Der läßt bei seiner Vorstellung das Rednerpult links liegen, spricht frei. Die rechte Hand am Mikrofon, die Linke in der Hosentasche spielt er seine Erfahrung aus, dankt Altunok zunächst für ihre „leidenschaftliche Rede“. Anders als sie spricht er viel über seine Vita. Ein „echter Wuppertaler Junge“ sei er, kenne hier „jede Ecke, jeden Stein“. Die Schulzeit in Wuppertal, das Jurastudium in Marburg, der abgeleistete Wehrdienst bei der Marine auf dem Zerstörer „Schleswig-Holstein“. Und natürlich seine berufliche Karriere, die ihn bis zum Verfassungsschutzpräsidenten geführt hatte. „Ich bin der Richtige, weil ich die Berliner Polit-Szene kenne“, unterstreicht er seine Ambitionen.

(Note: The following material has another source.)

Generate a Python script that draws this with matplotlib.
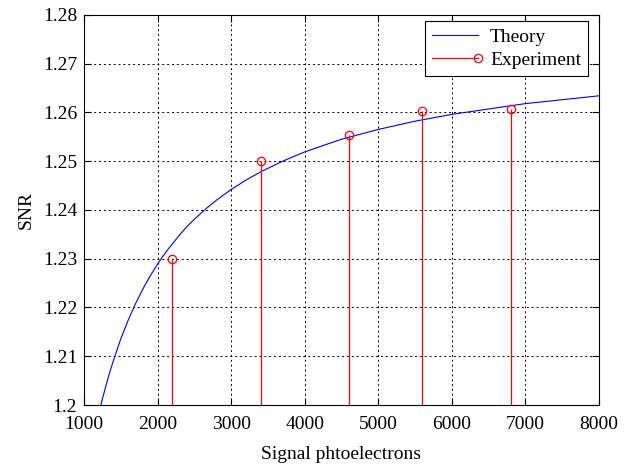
import matplotlib
matplotlib.use("Agg")
import matplotlib.pyplot as plt
from matplotlib.lines import Line2D
from matplotlib.legend_handler import HandlerLine2D

# Theory curve, values
theory_x = [1218, 1250, 1300, 1350, 1412, 1450, 1500, 1550, 1600, 1662, 1700, 1800, 1900,
            2000, 2057, 2150, 2300, 2400, 2500, 2669, 2800, 3000, 3200, 3400, 3700,
            4000, 4500, 5000, 5500, 6000, 6500, 7000, 7500, 8000]
theory_y = [1.1994, 1.2013, 1.2041, 1.2068, 1.2097, 1.2114, 1.2136, 1.2155, 1.2174, 1.2195,
            1.2208, 1.2238, 1.2265, 1.2289, 1.2302, 1.2321, 1.2349, 1.2366, 1.2381, 1.2404,
            1.2420, 1.2442, 1.2461, 1.2478, 1.2500, 1.2519, 1.2545, 1.2565, 1.2582, 1.2596,
            1.2607, 1.2618, 1.2626, 1.2634]

# Experiment points
exp_x = [2200, 3400, 4600, 5600, 6800]
exp_y = [1.2300, 1.2501, 1.2554, 1.2603, 1.2607]

x_ticks = [1000, 2000, 3000, 4000, 5000, 6000, 7000, 8000]
y_ticks = [1.2, 1.21, 1.22, 1.23, 1.24, 1.25, 1.26, 1.27, 1.28]
y_labels = ['1.2', '1.21', '1.22', '1.23', '1.24', '1.25', '1.26', '1.27', '1.28']

plt.rcParams['font.family'] = ['Liberation Serif', 'DejaVu Serif']
plt.rcParams['font.size'] = 14


class EndMarkerHandler(HandlerLine2D):  # marker at right end of the legend line, like matlab stem
    def create_artists(self, *args, **kwargs):
        artists = super().create_artists(*args, **kwargs)
        for a in artists:
            a.set_markevery([2])
        return artists


fig = plt.figure(figsize=(6.37, 4.65), dpi=100)
ax = fig.add_axes([0.132, 0.129, 0.808, 0.839])

ax.plot(theory_x, theory_y, color='blue', lw=0.8)
ax.vlines(exp_x, 1.2, exp_y, color='red', lw=0.9)
ax.plot(exp_x, exp_y, 'o', color='red', mfc='none', ms=6, mew=0.9)

ax.set_xlim(1000, 8000)
ax.set_ylim(1.2, 1.28)
ax.set_xticks(x_ticks)
ax.set_yticks(y_ticks)
ax.set_yticklabels(y_labels)
ax.tick_params(direction='in', top=True, right=True, length=5, width=0.8)
ax.tick_params(axis='x', pad=8)
ax.tick_params(axis='y', pad=5)
ax.grid(True, color='black', linestyle=(0, (2, 3)), lw=0.7)
for s in ax.spines.values():
    s.set_linewidth(0.8)

ax.set_xlabel('Signal phtoelectrons', labelpad=9)
ax.set_ylabel('SNR', labelpad=6)

h_theory = Line2D([], [], color='blue', lw=0.8)
h_exp = Line2D([], [], color='red', lw=0.9, marker='o', mfc='none', ms=6, mew=0.9)
leg = ax.legend([h_theory, h_exp], ['Theory', 'Experiment'], loc='upper right',
                bbox_to_anchor=(0.979, 0.984), borderaxespad=0,
                fancybox=False, edgecolor='black', framealpha=1, numpoints=1,
                handler_map={h_exp: EndMarkerHandler(numpoints=1)},
                handlelength=2.4, handletextpad=0.6, labelspacing=0.3, borderpad=0.35)
leg.get_frame().set_linewidth(0.8)

fig.savefig('out.png', dpi=100)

Unterstützung erhält er vom Wuppertaler CDU-Mitglied Carsten Schüler, der sich bei den anschließenden Fragen an die Kandidaten als einer von wenigen zu Wort meldet. In den neunziger Jahren gehörte Schüler dem JU-Landesvorstand in Niedersachsen an, zählte damals zum äußersten linken Flügel innerhalb der Jungen Union. Eine Frage an die Kandidaten stellt er zwar nicht. Dafür hält er ein Plädoyer für Haldenwang. „Wenn wir jemanden haben, der etabliert ist und bereit ist, den Faschisten die Stirn zu bieten, dann sollten wir ihn verdammt nochmal zu unserem Kandidaten machen“, appelliert er an die Mitglieder. Und die Mitglieder machen ihn zum Kandidaten. 82 Stimmen gehen an Haldenwang, 32 an Altunok.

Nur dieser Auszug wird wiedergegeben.